THE EXERCISE => Leave the pictures out and quote every line from the start of the listing to the line with "0.002, 0.002, 0.0]", inclusive.
___ ITEMS
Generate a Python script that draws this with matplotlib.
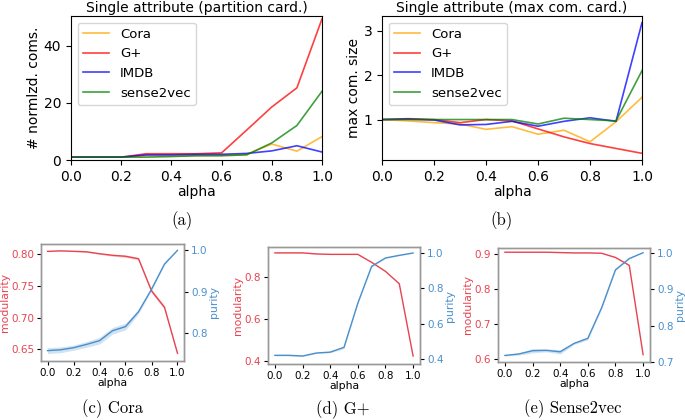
import numpy as np
import matplotlib
matplotlib.use("Agg")
import matplotlib.pyplot as plt

alpha = [0.0, 0.1, 0.2, 0.3, 0.4, 0.5, 0.6, 0.7, 0.8, 0.9, 1.0]
datasets = ["Cora", "G+", "IMDB", "sense2vec"]
ds_colors = ["orange", "red", "blue", "green"]

# (a) normalized number of communities
part_cora = [1.0, 1.0, 1.0, 1.5, 1.5, 1.5, 1.6, 2.0, 5.6, 3.1, 8.2]
part_gplus = [1.0, 1.0, 1.0, 2.2, 2.2, 2.2, 2.5, 10.5, 18.6, 25.3, 49.5]
part_imdb = [1.0, 1.0, 1.0, 1.8, 1.8, 2.0, 2.0, 2.3, 3.2, 5.0, 2.8]
part_s2v = [1.0, 1.0, 1.0, 1.0, 1.2, 1.5, 1.5, 1.8, 6.0, 12.1, 24.1]

# (b) max community size
max_cora = [1.0, 0.97, 0.93, 0.9, 0.78, 0.84, 0.67, 0.76, 0.5, 0.95, 1.5]
max_gplus = [1.0, 1.02, 1.0, 0.93, 1.0, 0.97, 0.79, 0.61, 0.46, 0.35, 0.24]
max_imdb = [1.0, 1.01, 0.99, 0.88, 0.89, 0.96, 0.85, 0.96, 1.04, 0.96, 3.18]
max_s2v = [1.0, 1.0, 1.0, 1.0, 1.0, 1.0, 0.9, 1.03, 1.0, 0.97, 2.1]

# (c) Cora
cora_mod = [0.8042, 0.805, 0.8043, 0.8035, 0.8005, 0.798, 0.7965, 0.7926, 0.742, 0.716, 0.6437]
cora_mod_sd = [0.0005, 0.0005, 0.0005, 0.0008, 0.001, 0.0015, 0.0018, 0.002, 0.003, 0.003, 0.001]
cora_pur = [0.758, 0.760, 0.765, 0.773, 0.782, 0.806, 0.816, 0.852, 0.906, 0.967, 1.0]
cora_pur_sd = [0.007, 0.007, 0.006, 0.007, 0.008, 0.008, 0.008, 0.005, 0.003, 0.002, 0.0]

# (d) G+
gp_mod = [0.915, 0.915, 0.915, 0.910, 0.908, 0.908, 0.908, 0.870, 0.827, 0.768, 0.424]
gp_mod_sd = [0.001] * 11
gp_pur = [0.423, 0.423, 0.419, 0.436, 0.441, 0.468, 0.717, 0.925, 0.972, 0.987, 1.0]
gp_pur_sd = [0.003, 0.003, 0.003, 0.003, 0.004, 0.006, 0.005, 0.004, 0.002, 0.002, 0.0]

# (e) Sense2vec
s2v_mod = [0.905, 0.905, 0.905, 0.905, 0.904, 0.903, 0.903, 0.902, 0.890, 0.8675, 0.613]
s2v_mod_sd = [0.0005] * 11
s2v_pur = [0.718, 0.722, 0.731, 0.732, 0.728, 0.751, 0.765, 0.849, 0.953, 0.984, 1.0]
s2v_pur_sd = [0.002, 0.003, 0.006, 0.004, 0.006, 0.003, 0.004, 0.003, 0.002, 0.001, 0.0]

W, H = 685, 420
fig = plt.figure(figsize=(W / 100, H / 100), dpi=100)


def rect(l, r, t, b):
    return [l / W, (H - b) / H, (r - l) / W, (b - t) / H]


# ---------- top panels ----------
def top_panel(r, series, title, ylabel, ylim=None, yticks=None):
    ax = fig.add_axes(r)
    for vals, name, c in zip(series, datasets, ds_colors):
        ax.plot(alpha, vals, color=c, alpha=0.75, lw=1.2, label=name)
    ax.set_xlim(0, 1)
    if ylim is not None:
        ax.set_ylim(*ylim)
    if yticks is not None:
        ax.set_yticks(yticks)
    ax.set_xticks([0.0, 0.2, 0.4, 0.6, 0.8, 1.0])
    ax.tick_params(labelsize=10, length=3.5)
    ax.set_xlabel("alpha", fontsize=10, labelpad=1)
    ax.set_ylabel(ylabel, fontsize=10, labelpad=2)
    ax.set_title(title, fontsize=10, pad=3)
    ax.legend(loc="upper left", fontsize=9.5, handlelength=2.0, borderaxespad=0.5)
    return ax


top_panel(rect(71, 322, 16, 160), [part_cora, part_gplus, part_imdb, part_s2v],
          "Single attribute (partition card.)", "# normlzd. coms.",
          ylim=(0, 50.5), yticks=[0, 20, 40])
top_panel(rect(382, 642, 16, 160), [max_cora, max_gplus, max_imdb, max_s2v],
          "Single attribute (max com. card.)", "max com. size",
          ylim=(0.09, 3.33), yticks=[1, 2, 3])

# ---------- bottom panels ----------
RED = "#e8434f"
BLUE = "#4a8fcb"


def bottom_panel(r, mod, mod_sd, pur, pur_sd, mod_lim, mod_ticks, pur_lim, pur_ticks, fmt_m, fmt_p):
    ax = fig.add_axes(r)
    m = np.array(mod)
    ms = np.array(mod_sd)
    ax.plot(alpha, m, color=RED, lw=1.0)
    ax.fill_between(alpha, m - ms, m + ms, color=RED, alpha=0.25, lw=0)
    ax.set_ylim(*mod_lim)
    ax.set_yticks(mod_ticks)
    ax.set_yticklabels([fmt_m.format(v) for v in mod_ticks])
    ax.set_xlim(-0.05, 1.05)
    ax.set_xticks([0.0, 0.2, 0.4, 0.6, 0.8, 1.0])
    ax.tick_params(labelsize=7.5, length=3, pad=2)
    ax.tick_params(axis="y", labelcolor=RED)
    ax.set_xlabel("alpha", fontsize=7.8, labelpad=0)
    ax.set_ylabel("modularity", fontsize=7.8, color=RED, labelpad=1)
    ax2 = ax.twinx()
    p = np.array(pur)
    ps = np.array(pur_sd)
    ax2.plot(alpha, p, color=BLUE, lw=1.0)
    ax2.fill_between(alpha, p - ps, p + ps, color=BLUE, alpha=0.25, lw=0)
    ax2.set_ylim(*pur_lim)
    ax2.set_yticks(pur_ticks)
    ax2.set_yticklabels([fmt_p.format(v) for v in pur_ticks])
    ax2.tick_params(labelsize=7.5, length=3, pad=2, labelcolor=BLUE)
    ax2.set_ylabel("purity", fontsize=7.8, color=BLUE, labelpad=1)
    for a in (ax, ax2):
        for s in a.spines.values():
            s.set_color("#999999")
            s.set_linewidth(1.0)
    return ax


bottom_panel(rect(41, 184, 244, 361), cora_mod, cora_mod_sd, cora_pur, cora_pur_sd,
             (0.6316, 0.8158), [0.65, 0.70, 0.75, 0.80], (0.733, 1.0153), [0.8, 0.9, 1.0],
             "{:.2f}", "{:.1f}")
bottom_panel(rect(268, 420, 247, 364), gp_mod, gp_mod_sd, gp_pur, gp_pur_sd,
             (0.386, 0.943), [0.4, 0.6, 0.8], (0.374, 1.034), [0.4, 0.6, 0.8, 1.0],
             "{:.1f}", "{:.1f}")
bottom_panel(rect(498, 650, 248, 362), s2v_mod, s2v_mod_sd, s2v_pur, s2v_pur_sd,
             (0.592, 0.917), [0.6, 0.7, 0.8, 0.9], (0.703, 1.013), [0.7, 0.8, 0.9, 1.0],
             "{:.1f}", "{:.1f}")

# ---------- captions ----------
captions = ["(a)", "(b)", "(c) Cora", "(d) G+", "(e) Sense2vec"]
cap_pos = [(182, 221), (502, 221), (112, 409), (343, 410), (573, 409)]
for txt, (x, y) in zip(captions, cap_pos):
    fig.text(x / W, 1 - y / H, txt, ha="center", va="center", fontsize=12,
             family="cmr10")

fig.savefig("out.png", dpi=100)
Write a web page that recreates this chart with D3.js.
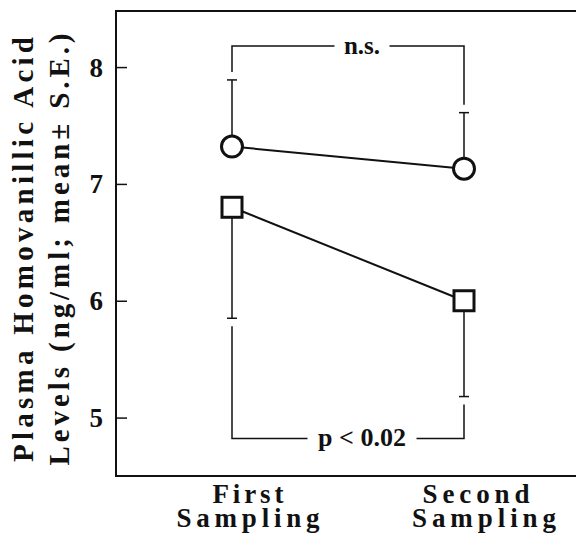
<!DOCTYPE html>
<html>
<head>
<meta charset="utf-8">
<script src="https://cdn.jsdelivr.net/npm/d3@7"></script>
<style>
  body { margin: 0; background: #fff; }
  text { font-family: "Liberation Serif", "Times New Roman", serif; font-weight: bold; fill: #111; }
</style>
</head>
<body>
<div id="chart"></div>
<script>
// Chart data
var samplings = ["First", "Second"];
var circleMeans = [7.32, 7.13];
var circleUpper = [7.89, 7.61];   // mean + S.E.
var squareMeans = [6.80, 6.00];
var squareLower = [5.85, 5.18];   // mean - S.E.
var yTicks = [5, 6, 7, 8];
var nsLevel = 8.18;
var pLevel = 4.82;

// Canvas
var width = 576, height = 540;
var plotLeft = 116, plotTop = 11, plotBottom = 476, plotRight = 576;

var svg = d3.select("#chart").append("svg")
    .attr("width", width)
    .attr("height", height);

// Scales
var x = d3.scalePoint().domain(samplings).range([232, 464]);
var y = d3.scaleLinear().domain([4.5, 8.48]).range([plotBottom, plotTop]);

// Frame: left, top and bottom lines
svg.append("path")
    .attr("d", `M${plotRight},${plotTop}H${plotLeft}V${plotBottom}H${plotRight}`)
    .attr("fill", "none")
    .attr("stroke", "#111")
    .attr("stroke-width", 2);

// Y ticks pointing inward
var yAxis = d3.axisRight(y).tickValues(yTicks).tickSize(11).tickFormat("");
svg.append("g")
    .attr("transform", `translate(${plotLeft},0)`)
    .call(yAxis)
    .call(g => g.select(".domain").remove())
    .call(g => g.selectAll(".tick line").attr("stroke", "#111").attr("stroke-width", 1.5));

svg.selectAll(".ylab")
    .data(yTicks)
    .join("text")
    .attr("class", "ylab")
    .attr("x", 103)
    .attr("y", d => y(d))
    .attr("dy", "0.35em")
    .attr("text-anchor", "end")
    .attr("font-size", 27)
    .text(d => d);

// Y axis title (two rotated lines)
var yTitle = [
    { text: "Plasma Homovanillic Acid", x: 33, len: 425 },
    { text: "Levels (ng/ml; mean\u00b1 S.E.)", x: 69, len: 432 }
];
svg.selectAll(".ytitle")
    .data(yTitle)
    .join("text")
    .attr("class", "ytitle")
    .attr("transform", d => `translate(${d.x},${(462 + 37) / 2}) rotate(-90)`)
    .attr("text-anchor", "middle")
    .attr("font-size", 29)
    .attr("textLength", d => d.len)
    .attr("lengthAdjust", "spacing")
    .text(d => d.text);

// X labels
var xLabels = [
    { cat: "First", line: "First", off: 16, row: 0, len: 71 },
    { cat: "First", line: "Sampling", off: 16, row: 1, len: 143 },
    { cat: "Second", line: "Second", off: 12, row: 0, len: 107 },
    { cat: "Second", line: "Sampling", off: 20, row: 1, len: 144 }
];
svg.selectAll(".xlab")
    .data(xLabels)
    .join("text")
    .attr("class", "xlab")
    .attr("x", d => x(d.cat) + d.off)
    .attr("y", d => 503 + d.row * 24)
    .attr("text-anchor", "middle")
    .attr("font-size", 27)
    .attr("textLength", d => d.len)
    .attr("lengthAdjust", "spacing")
    .text(d => d.line);

var thin = 1.5, gap = 8, capW = 5;

// Error bars
function errorBars(means, ends, cls) {
    svg.selectAll("." + cls + "-bar")
        .data(samplings)
        .join("line")
        .attr("class", cls + "-bar")
        .attr("x1", d => x(d)).attr("x2", d => x(d))
        .attr("y1", (d, i) => y(means[i])).attr("y2", (d, i) => y(ends[i]))
        .attr("stroke", "#111").attr("stroke-width", thin);
    svg.selectAll("." + cls + "-cap")
        .data(samplings)
        .join("line")
        .attr("class", cls + "-cap")
        .attr("x1", d => x(d) - capW).attr("x2", d => x(d) + capW)
        .attr("y1", (d, i) => y(ends[i])).attr("y2", (d, i) => y(ends[i]))
        .attr("stroke", "#111").attr("stroke-width", thin);
}
errorBars(circleMeans, circleUpper, "c");
errorBars(squareMeans, squareLower, "s");

// Connecting lines
var line = d3.line().x((d, i) => x(samplings[i])).y(d => y(d));
svg.append("path").datum(circleMeans).attr("d", line)
    .attr("fill", "none").attr("stroke", "#111").attr("stroke-width", 2);
svg.append("path").datum(squareMeans).attr("d", line)
    .attr("fill", "none").attr("stroke", "#111").attr("stroke-width", 2);

// Markers
svg.selectAll(".circ")
    .data(circleMeans)
    .join("circle")
    .attr("class", "circ")
    .attr("cx", (d, i) => x(samplings[i]))
    .attr("cy", d => y(d))
    .attr("r", 10.5)
    .attr("fill", "#fff")
    .attr("stroke", "#111")
    .attr("stroke-width", 3);

svg.selectAll(".sq")
    .data(squareMeans)
    .join("rect")
    .attr("class", "sq")
    .attr("x", (d, i) => x(samplings[i]) - 10)
    .attr("y", d => y(d) - 10)
    .attr("width", 20)
    .attr("height", 20)
    .attr("fill", "#fff")
    .attr("stroke", "#111")
    .attr("stroke-width", 3);

// Significance brackets
function bracket(level, ends, dir, label, textW, fontSize) {
    var yl = y(level);
    var x0 = x(samplings[0]), x1 = x(samplings[1]);
    var mid = (x0 + x1) / 2 + 14;
    var half = textW / 2 + 9;
    var y0 = y(ends[0]) + dir * gap;
    var y1 = y(ends[1]) + dir * gap;
    svg.append("path")
        .attr("d", `M${mid - half},${yl}H${x0}V${y0}M${mid + half},${yl}H${x1}V${y1}`)
        .attr("fill", "none").attr("stroke", "#111").attr("stroke-width", thin);
    svg.append("text")
        .attr("x", mid)
        .attr("y", yl)
        .attr("dy", "0.3em")
        .attr("text-anchor", "middle")
        .attr("font-size", fontSize)
        .text(label);
}
bracket(nsLevel, circleUpper, -1, "n.s.", 37, 25);
bracket(pLevel, squareLower, 1, "p < 0.02", 91, 26);
</script>
</body>
</html>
______
TASK OUTPUT =>
Generate a Python script that draws this with matplotlib.
import numpy as np
import matplotlib
matplotlib.use("Agg")
import matplotlib.pyplot as plt

alpha = [0.0, 0.1, 0.2, 0.3, 0.4, 0.5, 0.6, 0.7, 0.8, 0.9, 1.0]
datasets = ["Cora", "G+", "IMDB", "sense2vec"]
ds_colors = ["orange", "red", "blue", "green"]

# (a) normalized number of communities
part_cora = [1.0, 1.0, 1.0, 1.5, 1.5, 1.5, 1.6, 2.0, 5.6, 3.1, 8.2]
part_gplus = [1.0, 1.0, 1.0, 2.2, 2.2, 2.2, 2.5, 10.5, 18.6, 25.3, 49.5]
part_imdb = [1.0, 1.0, 1.0, 1.8, 1.8, 2.0, 2.0, 2.3, 3.2, 5.0, 2.8]
part_s2v = [1.0, 1.0, 1.0, 1.0, 1.2, 1.5, 1.5, 1.8, 6.0, 12.1, 24.1]

# (b) max community size
max_cora = [1.0, 0.97, 0.93, 0.9, 0.78, 0.84, 0.67, 0.76, 0.5, 0.95, 1.5]
max_gplus = [1.0, 1.02, 1.0, 0.93, 1.0, 0.97, 0.79, 0.61, 0.46, 0.35, 0.24]
max_imdb = [1.0, 1.01, 0.99, 0.88, 0.89, 0.96, 0.85, 0.96, 1.04, 0.96, 3.18]
max_s2v = [1.0, 1.0, 1.0, 1.0, 1.0, 1.0, 0.9, 1.03, 1.0, 0.97, 2.1]

# (c) Cora
cora_mod = [0.8042, 0.805, 0.8043, 0.8035, 0.8005, 0.798, 0.7965, 0.7926, 0.742, 0.716, 0.6437]
cora_mod_sd = [0.0005, 0.0005, 0.0005, 0.0008, 0.001, 0.0015, 0.0018, 0.002, 0.003, 0.003, 0.001]
cora_pur = [0.758, 0.760, 0.765, 0.773, 0.782, 0.806, 0.816, 0.852, 0.906, 0.967, 1.0]
cora_pur_sd = [0.007, 0.007, 0.006, 0.007, 0.008, 0.008, 0.008, 0.005, 0.003, 0.002, 0.0]

# (d) G+
gp_mod = [0.915, 0.915, 0.915, 0.910, 0.908, 0.908, 0.908, 0.870, 0.827, 0.768, 0.424]
gp_mod_sd = [0.001] * 11
gp_pur = [0.423, 0.423, 0.419, 0.436, 0.441, 0.468, 0.717, 0.925, 0.972, 0.987, 1.0]
gp_pur_sd = [0.003, 0.003, 0.003, 0.003, 0.004, 0.006, 0.005, 0.004, 0.002, 0.002, 0.0]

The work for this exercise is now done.